— Given problem —
Return the material exactly, first line through the line containing "s.set_zorder(3)", and nothing more. Pictures stay out.
'''
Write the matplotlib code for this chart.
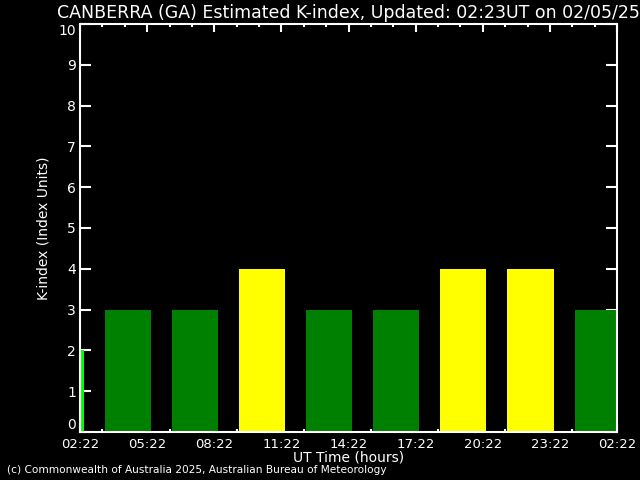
import matplotlib
matplotlib.use("Agg")
import matplotlib.pyplot as plt
from matplotlib.ticker import MultipleLocator

# start of the 24 h window is 02:22 UT; bars sit at the middle of each 3 h K-index period
start_hour = 2 + 22 / 60
period_mid_hours = [1.5, 4.5, 7.5, 10.5, 13.5, 16.5, 19.5, 22.5, 25.5]
k_values = [2, 3, 3, 4, 3, 3, 4, 4, 3]
bar_colors = ['#00ff00', '#008000', '#008000', '#ffff00', '#008000',
              '#008000', '#ffff00', '#ffff00', '#008000']
tick_labels = ['02:22', '05:22', '08:22', '11:22', '14:22', '17:22', '20:22', '23:22', '02:22']


def main():
    plt.rcParams['font.family'] = 'DejaVu Sans'
    fig = plt.figure(figsize=(6.4, 4.8), dpi=100, facecolor='black')
    ax = fig.add_axes([80 / 640, 48 / 480, 537 / 640, 408 / 480], facecolor='black')

    x = [h - start_hour for h in period_mid_hours]
    ax.bar(x, k_values, width=2.06, color=bar_colors, zorder=2)

    ax.set_xlim(0, 24)
    ax.set_ylim(0, 10)
    ax.set_xticks(range(0, 25, 3))
    ax.set_xticklabels(tick_labels)
    ax.xaxis.set_minor_locator(MultipleLocator(1))
    ax.set_yticks(range(0, 11))

    for s in ax.spines.values():
        s.set_color('white')
        s.set_linewidth(1.5)
        s.set_zorder(3)

    ax.tick_params(axis='both', which='both', direction='in', colors='white',
                   top=True, right=True)
    ax.tick_params(axis='x', which='major', length=6, width=1.5, pad=4, labelsize=9.5)
    ax.tick_params(axis='x', which='minor', length=2.5, width=1.5)
    ax.tick_params(axis='y', which='major', length=8, width=1.5, pad=3, labelsize=10)

    # end labels kept inside the axis height, as in the original
    ylabels = ax.get_yticklabels()
    ylabels[0].set_va('bottom')
    ylabels[-1].set_va('top')

    ax.set_title('CANBERRA (GA) Estimated K-index, Updated: 02:23UT on 02/05/25',
                 color='white', fontsize=12.5, pad=4)
    ax.set_ylabel('K-index (Index Units)', color='white', fontsize=10)
    ax.yaxis.set_label_coords(-0.055, 0.5)
    ax.set_xlabel('UT Time (hours)', color='white', fontsize=10, labelpad=0)

    fig.text(7 / 640, 1 - 470 / 480, '(c) Commonwealth of Australia 2025, Australian Bureau of Meteorology',
             color='white', fontsize=7.6, va='center', ha='left')

    fig.savefig('out.png', dpi=100, facecolor='black')


if __name__ == "__main__":
    main()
'''
— Written response —
Write the matplotlib code for this chart.
import matplotlib
matplotlib.use("Agg")
import matplotlib.pyplot as plt
from matplotlib.ticker import MultipleLocator

# start of the 24 h window is 02:22 UT; bars sit at the middle of each 3 h K-index period
start_hour = 2 + 22 / 60
period_mid_hours = [1.5, 4.5, 7.5, 10.5, 13.5, 16.5, 19.5, 22.5, 25.5]
k_values = [2, 3, 3, 4, 3, 3, 4, 4, 3]
bar_colors = ['#00ff00', '#008000', '#008000', '#ffff00', '#008000',
              '#008000', '#ffff00', '#ffff00', '#008000']
tick_labels = ['02:22', '05:22', '08:22', '11:22', '14:22', '17:22', '20:22', '23:22', '02:22']


def main():
    plt.rcParams['font.family'] = 'DejaVu Sans'
    fig = plt.figure(figsize=(6.4, 4.8), dpi=100, facecolor='black')
    ax = fig.add_axes([80 / 640, 48 / 480, 537 / 640, 408 / 480], facecolor='black')

    x = [h - start_hour for h in period_mid_hours]
    ax.bar(x, k_values, width=2.06, color=bar_colors, zorder=2)

    ax.set_xlim(0, 24)
    ax.set_ylim(0, 10)
    ax.set_xticks(range(0, 25, 3))
    ax.set_xticklabels(tick_labels)
    ax.xaxis.set_minor_locator(MultipleLocator(1))
    ax.set_yticks(range(0, 11))

    for s in ax.spines.values():
        s.set_color('white')
        s.set_linewidth(1.5)
        s.set_zorder(3)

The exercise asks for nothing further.